Sonntag, 23. November 2008

Sansibar, den 7. November 2008


Der Morgen beginnt mit klarem blauem Himmel, nichts erinnert an die Regenfälle der vergangenen Tage. Das Meer ist bereits am frühen Morgen belebt. Fisherboote kehren vom nächtlichen Fang zurück, meist grössere Boote, mit Segel, jetzt auch häufig zusätzlich mit Motor. Andererseits werden winzige Boote, für eine Person geschaffen, meist ausgehöhlte Baumstämme, hinausgepaddelt, manche haben zusätzlich ein kümmerliches Segel, man hofft auf einen guten Fang. Wie zufällig – und wohl auch zufällig – verteilen sich die Boote auf dem Meer, durchkreuzen ziellos die weite, heute kaum gekräuselte Fläche in der Hoffnung, dass genau dort, wo sie durchkommen, der grosse Fang wartet. – Das Meer sei hier praktisch leer gefischt, meint die Schwedin, die auf Chumbe Forschung betreibt. Eine Kollegin sei daran, die Fische zu zählen, das Ergebnis hier um die Stone Town sei deprimierend. Und trotzdem fahren sie hinaus. Täglich. Man müsste ihnen schon etwas anderes vorschlagen können, wenn man dies verbieten will.
Inzwischen ist meine Wäsche gewaschen, neuen Uhr morgens, bereits sind viele Wolken am Himmel aufgezogen, man weiss hier nie, was der Tag bringt.

Gestern mache ich die Bekanntschaft unserer Nachbarin, der vermeintlichen Engländerin, doch sie spricht mich auf Hochdeutsch an, sie sei Deutsche, meint sie, lebe seit Jahren in Dänemark. - Bei all den Gerüchten lag also doch Saada, die Frau des deutschen Exkonsuls am nächsten. Die meinte, Dänin sei die, und Ärztin und wolle hier eine Praxis auftun. Das will sie allerdings bereits nicht mehr, zu kompliziert hier das Prozedere.
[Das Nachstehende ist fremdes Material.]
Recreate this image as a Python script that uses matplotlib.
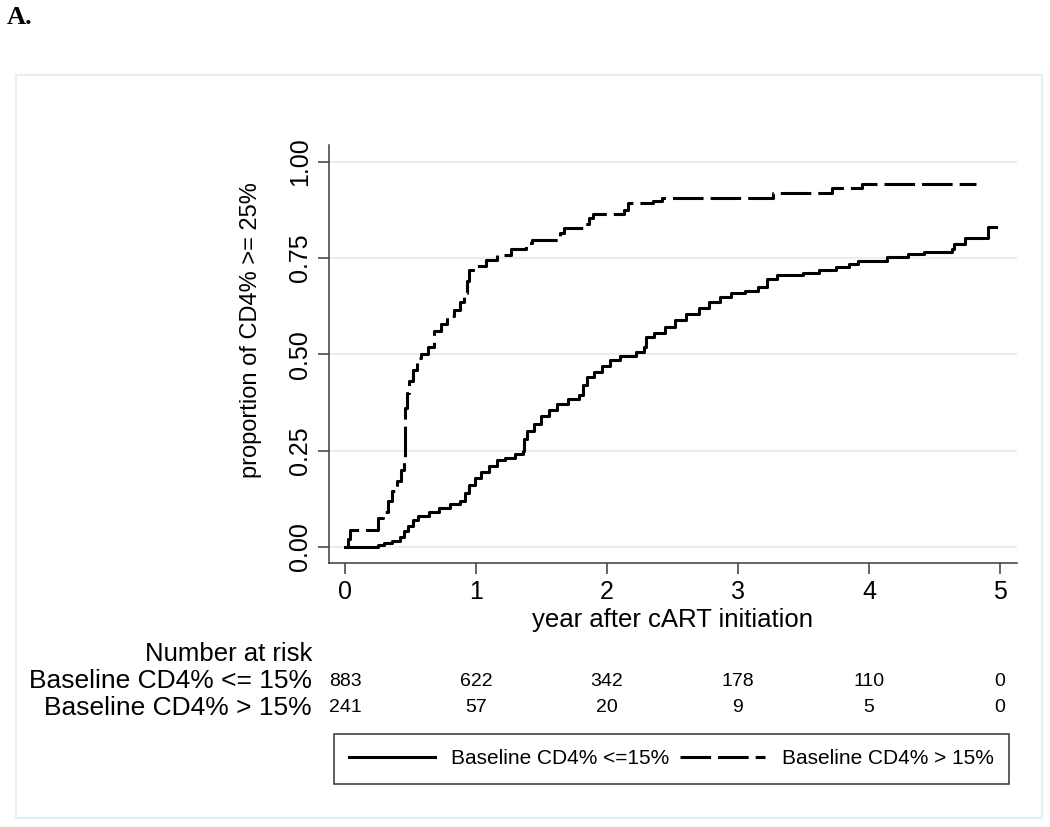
import matplotlib
matplotlib.use("Agg")
import matplotlib.pyplot as plt
from matplotlib.patches import Rectangle
from matplotlib.lines import Line2D

# Kaplan-Meier style curves (years, cumulative proportion)
low_t = [0, 0.25, 0.30, 0.36, 0.42, 0.45, 0.48, 0.52, 0.56, 0.64, 0.72, 0.80,
         0.88, 0.92, 0.95, 0.99, 1.04, 1.10, 1.16, 1.22, 1.30, 1.36, 1.37, 1.39,
         1.44, 1.50, 1.56, 1.62, 1.70, 1.79, 1.82, 1.85, 1.90, 1.96, 2.02, 2.10,
         2.22, 2.28, 2.30, 2.36, 2.44, 2.52, 2.60, 2.70, 2.78, 2.86, 2.95, 3.05,
         3.15, 3.22, 3.30, 3.50, 3.62, 3.75, 3.85, 3.92, 4.14, 4.30, 4.42, 4.63,
         4.65, 4.73, 4.91, 4.97]
low_p = [0, 0.005, 0.01, 0.016, 0.025, 0.04, 0.055, 0.07, 0.08, 0.09, 0.10, 0.11,
         0.12, 0.14, 0.16, 0.18, 0.195, 0.21, 0.225, 0.23, 0.24, 0.25, 0.28, 0.30,
         0.32, 0.34, 0.355, 0.37, 0.385, 0.395, 0.42, 0.44, 0.455, 0.47, 0.485, 0.496,
         0.505, 0.52, 0.545, 0.555, 0.57, 0.59, 0.605, 0.62, 0.635, 0.65, 0.66, 0.665,
         0.675, 0.695, 0.705, 0.712, 0.72, 0.728, 0.735, 0.742, 0.752, 0.76, 0.767, 0.775,
         0.788, 0.802, 0.83, 0.83]

high_t = [0, 0.02, 0.04, 0.25, 0.29, 0.33, 0.36, 0.40, 0.43, 0.45, 0.455, 0.46,
          0.47, 0.49, 0.52, 0.55, 0.58, 0.63, 0.68, 0.73, 0.78, 0.83, 0.88, 0.91,
          0.93, 0.95, 1.00, 1.08, 1.16, 1.27, 1.38, 1.43, 1.64, 1.67, 1.82, 1.86,
          1.89, 2.13, 2.16, 2.35, 2.42, 3.27, 3.72, 3.95, 4.82]
high_p = [0, 0.02, 0.045, 0.075, 0.09, 0.12, 0.145, 0.17, 0.20, 0.23, 0.30, 0.36,
          0.40, 0.43, 0.46, 0.49, 0.50, 0.52, 0.56, 0.58, 0.60, 0.615, 0.635, 0.66,
          0.69, 0.72, 0.73, 0.745, 0.758, 0.775, 0.79, 0.797, 0.815, 0.828, 0.84, 0.855,
          0.866, 0.875, 0.893, 0.899, 0.907, 0.92, 0.932, 0.943, 0.943]

risk_years = [0, 1, 2, 3, 4, 5]
risk_low = [883, 622, 342, 178, 110, 0]
risk_high = [241, 57, 20, 9, 5, 0]

label_low = 'Baseline CD4% <=15%'
label_high = 'Baseline CD4% > 15%'
row_low = 'Baseline CD4% <= 15%'
row_high = 'Baseline CD4% > 15%'

SANS = ['Liberation Sans', 'DejaVu Sans']
GRID = '#e6eff1'
AXC = '#3a3a3a'

fig = plt.figure(figsize=(10.5, 8.27), dpi=100)

# outer light frame
fig.patches.append(Rectangle((16 / 1050, 1 - 818 / 827), (1042 - 16) / 1050, (818 - 75) / 827,
                             transform=fig.transFigure, fill=False, edgecolor=GRID, lw=1.6))

fig.text(7 / 1050, 1 - 18 / 827, 'A.', family=['Liberation Serif', 'DejaVu Serif'],
         weight='bold', fontsize=19, va='center', ha='left')

ax = fig.add_axes([329 / 1050, 1 - 563 / 827, (1017 - 329) / 1050, (563 - 145) / 827])
ax.set_xlim(-0.122, 5.13)
ax.set_ylim(-0.042, 1.044)
for s in ('top', 'right'):
    ax.spines[s].set_visible(False)
for s in ('left', 'bottom'):
    ax.spines[s].set_color(AXC)
    ax.spines[s].set_linewidth(1.1)

ax.set_yticks([0, 0.25, 0.5, 0.75, 1.0])
ax.set_yticklabels(['0.00', '0.25', '0.50', '0.75', '1.00'], rotation=90, va='center',
                   family=SANS, fontsize=18)
ax.set_xticks(risk_years)
ax.set_xticklabels([str(v) for v in risk_years], family=SANS, fontsize=18)
ax.tick_params(length=8, width=1.1, color=AXC, pad=4)
ax.grid(axis='y', color=GRID, lw=1.6)
ax.set_axisbelow(True)

ax.plot(low_t, low_p, drawstyle='steps-post', color='black', lw=2.2)
ax.plot(high_t, high_p, drawstyle='steps-post', color='black', lw=2.2, dashes=[10, 2.3])

fig.text(673 / 1050, 1 - 620 / 827, 'year after cART initiation', family=SANS,
         fontsize=18.5, ha='center', va='center')
fig.text(251 / 1050, 1 - 330 / 827, 'proportion of CD4% >= 25%', family=SANS,
         fontsize=17, ha='center', va='center', rotation=90)

# number at risk table
tr = matplotlib.transforms.blended_transform_factory(ax.transData, fig.transFigure)
fig.text(312 / 1050, 1 - 654 / 827, 'Number at risk', family=SANS, fontsize=18.5,
         ha='right', va='center')
fig.text(312 / 1050, 1 - 681 / 827, row_low, family=SANS, fontsize=19,
         ha='right', va='center')
fig.text(312 / 1050, 1 - 708 / 827, row_high, family=SANS, fontsize=19,
         ha='right', va='center')
for yr, a, b in zip(risk_years, risk_low, risk_high):
    ax.text(yr, 1 - 681 / 827, str(a), transform=tr, family=SANS, fontsize=14,
            ha='center', va='center')
    ax.text(yr, 1 - 708 / 827, str(b), transform=tr, family=SANS, fontsize=14,
            ha='center', va='center')

# legend box
handles = [Line2D([], [], color='black', lw=2.2),
           Line2D([], [], color='black', lw=2.2, dashes=[10, 2.3])]
leg = fig.legend(handles, [label_low, label_high], ncol=2,
                 loc='center', bbox_to_anchor=((337 + 1006) / 2 / 1050, 1 - 759 / 827),
                 frameon=True, fancybox=False, edgecolor='black', handlelength=4.1,
                 columnspacing=0.5, handletextpad=0.8, borderpad=0.75, borderaxespad=0,
                 prop={'family': SANS, 'size': 15})
leg.get_frame().set_linewidth(1.1)

fig.savefig('out.png', dpi=100)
Sie arbeite schon seit Jahren in Ostafrika, aber so kompliziert wie hier in Sansibar sei das sonst nirgendwo. Das brauche sie nicht mehr. So eine Spur willkommen fühlen möchte sie sich doch. Und wieder einmal stelle ich fest, dass die meisten Leute, die längere Zeit hier in Afrika in der Entwicklungshilfe gearbeitet haben, recht zynisch und desillusioniert geworden sind. Da muss man wohl sehr aufpassen. Henning Mankell zeigt das in seinen Romanen ja sehr gut auf. Wie Goodwill, naive Menschenliebe in Hass und Rassismus umschlagen können. – Sie also, die deutsche Dänin, verbringe lediglich noch den Winter hier in Sansibar. Allerdings nie mehr als zwei Monate am Stück, das halte sie nicht aus, gehe zwischendurch Freunde besuchen in Ostafrika.
Später meint sie, nirgendwo gäbe es derartig viele NGO’s, die in irgendwelchen Belangen tätig seien wie in Sansibar. Was bedeutet dies? Vermutlich, dass sich auch Entwicklungshelfer lieber dort niederlassen mit ihren Projekten, wo das Leben nicht allzu unangenehm ist. Eine Insel, das Meer, und durch die touristischen Zentren sind eben doch fast alle europäischen Annehmlichkeiten irgendwie erreichbar. Andererseits bin ich aber nicht ganz so sicher, ob Sansibar über all dieser Wohltaten so glücklich sein darf. Man hat sich hier etwas daran gewöhnt, dass alles irgendwie von jemandem finanziert wird, Eigeninitiativen der Bevölkerung kommen kaum zustande. Dies in einer Gesellschaft, die bereits historisch gesehen immer bemuttert wurde, in der selbständig denkende Menschen nicht gefragt waren, in der man die Obrigkeit achtete, sich nichts anderes vorstellen konnte. Eigentlich beschreibt dies Prinzessin Salme in ihrem Buch sehr gut – nur dass sie daraus ganz andere Schlüsse zieht als ich, nämlich die, dass ein patriarchalisches System gut sei. Sie spricht den Schwarzen Vernunft und Mündigkeit ab, ist deshalb auch sehr skeptisch, das die Sklaven auf Geheiss der Engländer übergangslos in ihre Freiheit entlassen werden sollen. Die seien es nicht gewohnt, selbst für sich zu sorgen, da müsse man langsam vorgehen, Schritt für Schritt. Und hat mit ihrer damals und sicher auch heute in Europa kaum populären Meinung vielleicht gar nicht so unrecht gehabt – mindestens unterstützt dies der Ali voll und ganz. Genauso, wie man vielleicht nach der Kolonialzeit auch nicht einfach hätte abziehen sollen.....Doch die Grundfrage bleibt: Wer hat denn diese Menschen unmündig gemacht und war das so richtig? Item, tempi passati, ich finde, es ist höchste Zeit, dass sich die Sansibaris daran gewöhnen, ihr Schicksal selbst in die Hände zu nehmen. Jeder einzelne.